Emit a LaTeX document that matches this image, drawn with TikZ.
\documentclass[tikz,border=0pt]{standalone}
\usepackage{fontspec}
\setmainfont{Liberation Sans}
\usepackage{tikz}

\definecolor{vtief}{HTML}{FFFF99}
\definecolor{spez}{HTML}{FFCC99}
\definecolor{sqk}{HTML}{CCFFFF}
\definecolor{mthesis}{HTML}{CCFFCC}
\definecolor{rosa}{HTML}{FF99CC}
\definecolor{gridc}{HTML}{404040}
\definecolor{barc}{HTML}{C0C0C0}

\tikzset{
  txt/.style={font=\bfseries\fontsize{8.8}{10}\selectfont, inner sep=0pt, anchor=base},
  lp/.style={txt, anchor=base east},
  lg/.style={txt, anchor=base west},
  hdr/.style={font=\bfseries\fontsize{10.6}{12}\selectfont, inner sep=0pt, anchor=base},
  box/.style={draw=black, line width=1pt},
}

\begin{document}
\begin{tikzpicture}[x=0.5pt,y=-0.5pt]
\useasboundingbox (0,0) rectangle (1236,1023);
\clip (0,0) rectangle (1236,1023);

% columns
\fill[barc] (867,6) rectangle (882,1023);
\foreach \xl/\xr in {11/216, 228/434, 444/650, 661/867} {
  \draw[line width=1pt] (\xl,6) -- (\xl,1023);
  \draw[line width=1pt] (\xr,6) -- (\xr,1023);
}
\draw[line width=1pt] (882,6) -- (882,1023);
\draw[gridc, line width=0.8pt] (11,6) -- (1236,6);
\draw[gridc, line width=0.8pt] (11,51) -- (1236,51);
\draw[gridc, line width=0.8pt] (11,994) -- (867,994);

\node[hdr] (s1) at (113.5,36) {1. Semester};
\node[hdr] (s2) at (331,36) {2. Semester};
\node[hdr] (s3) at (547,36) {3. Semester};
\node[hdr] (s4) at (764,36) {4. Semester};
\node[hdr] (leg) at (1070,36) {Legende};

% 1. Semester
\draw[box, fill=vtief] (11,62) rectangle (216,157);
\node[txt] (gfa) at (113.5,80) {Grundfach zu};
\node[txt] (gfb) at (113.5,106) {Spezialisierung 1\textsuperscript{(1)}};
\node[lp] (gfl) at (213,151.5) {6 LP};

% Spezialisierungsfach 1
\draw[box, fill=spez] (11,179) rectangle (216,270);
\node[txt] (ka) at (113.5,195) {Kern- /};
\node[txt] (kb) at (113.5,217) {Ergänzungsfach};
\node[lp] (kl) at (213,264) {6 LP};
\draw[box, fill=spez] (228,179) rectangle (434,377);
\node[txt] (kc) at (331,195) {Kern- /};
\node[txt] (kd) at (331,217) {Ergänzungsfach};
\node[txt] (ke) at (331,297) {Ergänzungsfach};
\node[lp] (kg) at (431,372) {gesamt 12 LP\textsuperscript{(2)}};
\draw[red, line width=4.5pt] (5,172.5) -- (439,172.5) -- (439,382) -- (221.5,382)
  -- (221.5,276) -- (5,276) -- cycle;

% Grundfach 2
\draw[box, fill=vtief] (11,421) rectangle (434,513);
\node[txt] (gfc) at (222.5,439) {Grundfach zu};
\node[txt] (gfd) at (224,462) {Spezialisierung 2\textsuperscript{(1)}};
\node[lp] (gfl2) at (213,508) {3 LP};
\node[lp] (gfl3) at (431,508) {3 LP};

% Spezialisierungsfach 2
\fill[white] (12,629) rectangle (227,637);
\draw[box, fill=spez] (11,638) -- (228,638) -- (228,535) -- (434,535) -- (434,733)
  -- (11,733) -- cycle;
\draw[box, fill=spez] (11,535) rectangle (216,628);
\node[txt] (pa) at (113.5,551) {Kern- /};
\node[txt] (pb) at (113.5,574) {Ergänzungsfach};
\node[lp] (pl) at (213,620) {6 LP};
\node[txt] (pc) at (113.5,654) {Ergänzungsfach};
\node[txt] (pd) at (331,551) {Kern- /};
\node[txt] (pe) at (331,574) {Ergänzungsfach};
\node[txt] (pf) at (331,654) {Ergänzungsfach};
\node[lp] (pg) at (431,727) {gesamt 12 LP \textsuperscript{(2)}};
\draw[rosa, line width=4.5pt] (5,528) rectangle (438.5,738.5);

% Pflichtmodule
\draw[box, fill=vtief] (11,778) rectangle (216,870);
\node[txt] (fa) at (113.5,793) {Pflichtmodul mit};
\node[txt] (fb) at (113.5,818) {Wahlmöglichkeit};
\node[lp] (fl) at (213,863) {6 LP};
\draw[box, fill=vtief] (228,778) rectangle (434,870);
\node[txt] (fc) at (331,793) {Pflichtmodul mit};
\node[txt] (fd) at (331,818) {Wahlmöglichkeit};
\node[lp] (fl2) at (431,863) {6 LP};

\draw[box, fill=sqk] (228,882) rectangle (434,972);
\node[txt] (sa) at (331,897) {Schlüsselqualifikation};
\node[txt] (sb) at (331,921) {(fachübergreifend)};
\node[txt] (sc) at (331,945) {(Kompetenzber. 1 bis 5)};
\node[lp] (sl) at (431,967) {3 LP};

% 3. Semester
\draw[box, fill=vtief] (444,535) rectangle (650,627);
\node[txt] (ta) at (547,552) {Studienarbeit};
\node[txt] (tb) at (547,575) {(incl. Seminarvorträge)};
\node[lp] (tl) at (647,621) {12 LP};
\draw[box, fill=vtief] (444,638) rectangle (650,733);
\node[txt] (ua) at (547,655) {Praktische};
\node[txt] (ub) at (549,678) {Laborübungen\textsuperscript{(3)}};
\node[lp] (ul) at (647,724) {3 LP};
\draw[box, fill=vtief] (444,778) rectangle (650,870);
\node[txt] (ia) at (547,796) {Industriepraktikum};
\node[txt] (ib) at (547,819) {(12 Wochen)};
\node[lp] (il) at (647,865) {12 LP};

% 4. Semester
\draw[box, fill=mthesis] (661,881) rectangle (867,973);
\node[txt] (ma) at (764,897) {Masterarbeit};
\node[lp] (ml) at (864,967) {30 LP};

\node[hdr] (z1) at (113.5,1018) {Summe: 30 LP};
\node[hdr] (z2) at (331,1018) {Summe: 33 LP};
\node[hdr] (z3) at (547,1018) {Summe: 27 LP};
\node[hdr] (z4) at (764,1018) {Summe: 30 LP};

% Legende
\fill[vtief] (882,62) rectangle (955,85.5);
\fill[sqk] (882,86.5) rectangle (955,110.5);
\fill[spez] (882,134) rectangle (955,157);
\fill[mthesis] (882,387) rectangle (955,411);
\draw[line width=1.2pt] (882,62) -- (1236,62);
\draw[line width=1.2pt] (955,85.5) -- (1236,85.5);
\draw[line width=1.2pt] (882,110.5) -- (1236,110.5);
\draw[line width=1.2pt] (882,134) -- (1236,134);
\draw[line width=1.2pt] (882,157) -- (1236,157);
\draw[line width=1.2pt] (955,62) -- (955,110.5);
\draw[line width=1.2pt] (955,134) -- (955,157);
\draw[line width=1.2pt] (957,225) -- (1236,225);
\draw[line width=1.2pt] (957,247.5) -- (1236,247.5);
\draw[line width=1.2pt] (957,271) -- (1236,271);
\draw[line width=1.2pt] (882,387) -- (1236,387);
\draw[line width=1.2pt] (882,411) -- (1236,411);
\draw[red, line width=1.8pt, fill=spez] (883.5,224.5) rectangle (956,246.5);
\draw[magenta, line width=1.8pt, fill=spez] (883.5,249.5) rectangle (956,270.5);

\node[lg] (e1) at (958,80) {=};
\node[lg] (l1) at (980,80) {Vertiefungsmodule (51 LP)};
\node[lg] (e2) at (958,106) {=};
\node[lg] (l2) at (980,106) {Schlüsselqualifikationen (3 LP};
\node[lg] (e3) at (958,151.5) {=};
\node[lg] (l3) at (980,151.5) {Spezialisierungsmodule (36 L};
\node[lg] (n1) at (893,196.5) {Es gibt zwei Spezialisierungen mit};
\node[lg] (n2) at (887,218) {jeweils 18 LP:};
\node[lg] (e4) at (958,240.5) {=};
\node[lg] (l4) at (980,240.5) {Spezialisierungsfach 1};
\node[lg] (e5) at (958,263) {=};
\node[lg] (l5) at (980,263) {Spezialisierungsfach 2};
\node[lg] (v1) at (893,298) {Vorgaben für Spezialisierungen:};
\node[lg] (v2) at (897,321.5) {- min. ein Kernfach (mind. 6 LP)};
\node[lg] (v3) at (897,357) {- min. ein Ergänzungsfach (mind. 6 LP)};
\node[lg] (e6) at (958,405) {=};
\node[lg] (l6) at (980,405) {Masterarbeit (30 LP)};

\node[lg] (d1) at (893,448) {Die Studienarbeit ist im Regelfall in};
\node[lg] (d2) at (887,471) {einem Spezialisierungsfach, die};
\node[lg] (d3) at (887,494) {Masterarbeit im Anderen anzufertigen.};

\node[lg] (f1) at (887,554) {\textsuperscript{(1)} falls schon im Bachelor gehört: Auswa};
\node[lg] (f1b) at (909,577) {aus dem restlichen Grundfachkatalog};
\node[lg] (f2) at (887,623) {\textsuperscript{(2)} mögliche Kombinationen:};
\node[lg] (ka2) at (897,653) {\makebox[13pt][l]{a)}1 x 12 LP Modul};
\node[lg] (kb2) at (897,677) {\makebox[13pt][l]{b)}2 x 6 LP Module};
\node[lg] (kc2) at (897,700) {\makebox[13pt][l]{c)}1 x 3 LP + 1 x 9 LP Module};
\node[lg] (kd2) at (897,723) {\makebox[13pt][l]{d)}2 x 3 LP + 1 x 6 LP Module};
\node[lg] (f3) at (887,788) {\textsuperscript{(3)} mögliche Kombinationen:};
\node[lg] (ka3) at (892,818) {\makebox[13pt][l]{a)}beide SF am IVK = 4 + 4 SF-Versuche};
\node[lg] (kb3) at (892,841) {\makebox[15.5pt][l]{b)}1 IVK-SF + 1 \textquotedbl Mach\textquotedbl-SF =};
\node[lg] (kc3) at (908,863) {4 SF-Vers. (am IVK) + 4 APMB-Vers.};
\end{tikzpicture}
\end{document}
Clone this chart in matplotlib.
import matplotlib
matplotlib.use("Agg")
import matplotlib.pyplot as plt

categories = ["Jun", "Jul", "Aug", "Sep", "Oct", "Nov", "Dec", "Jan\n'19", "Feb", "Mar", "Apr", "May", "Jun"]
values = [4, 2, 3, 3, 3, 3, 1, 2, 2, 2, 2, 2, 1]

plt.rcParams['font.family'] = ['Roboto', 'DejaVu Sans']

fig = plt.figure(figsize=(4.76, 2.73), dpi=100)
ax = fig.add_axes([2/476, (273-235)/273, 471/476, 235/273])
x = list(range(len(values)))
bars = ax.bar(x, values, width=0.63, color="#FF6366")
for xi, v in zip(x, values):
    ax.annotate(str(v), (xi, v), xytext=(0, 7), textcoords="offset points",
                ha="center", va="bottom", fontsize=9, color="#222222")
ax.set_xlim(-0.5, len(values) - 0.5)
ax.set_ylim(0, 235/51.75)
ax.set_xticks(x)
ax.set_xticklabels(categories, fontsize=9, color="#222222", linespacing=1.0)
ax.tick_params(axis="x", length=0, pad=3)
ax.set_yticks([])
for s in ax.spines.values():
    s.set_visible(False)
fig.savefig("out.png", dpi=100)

Task description: Of the entries above, repeat exactly the lines from the line with "Clone this chart in matplotlib." through the line with "plt.rcParams['font.family'] = ['Roboto', 'DejaVu", both of them included.

Completed task:
Clone this chart in matplotlib.
import matplotlib
matplotlib.use("Agg")
import matplotlib.pyplot as plt

categories = ["Jun", "Jul", "Aug", "Sep", "Oct", "Nov", "Dec", "Jan\n'19", "Feb", "Mar", "Apr", "May", "Jun"]
values = [4, 2, 3, 3, 3, 3, 1, 2, 2, 2, 2, 2, 1]

plt.rcParams['font.family'] = ['Roboto', 'DejaVu Sans']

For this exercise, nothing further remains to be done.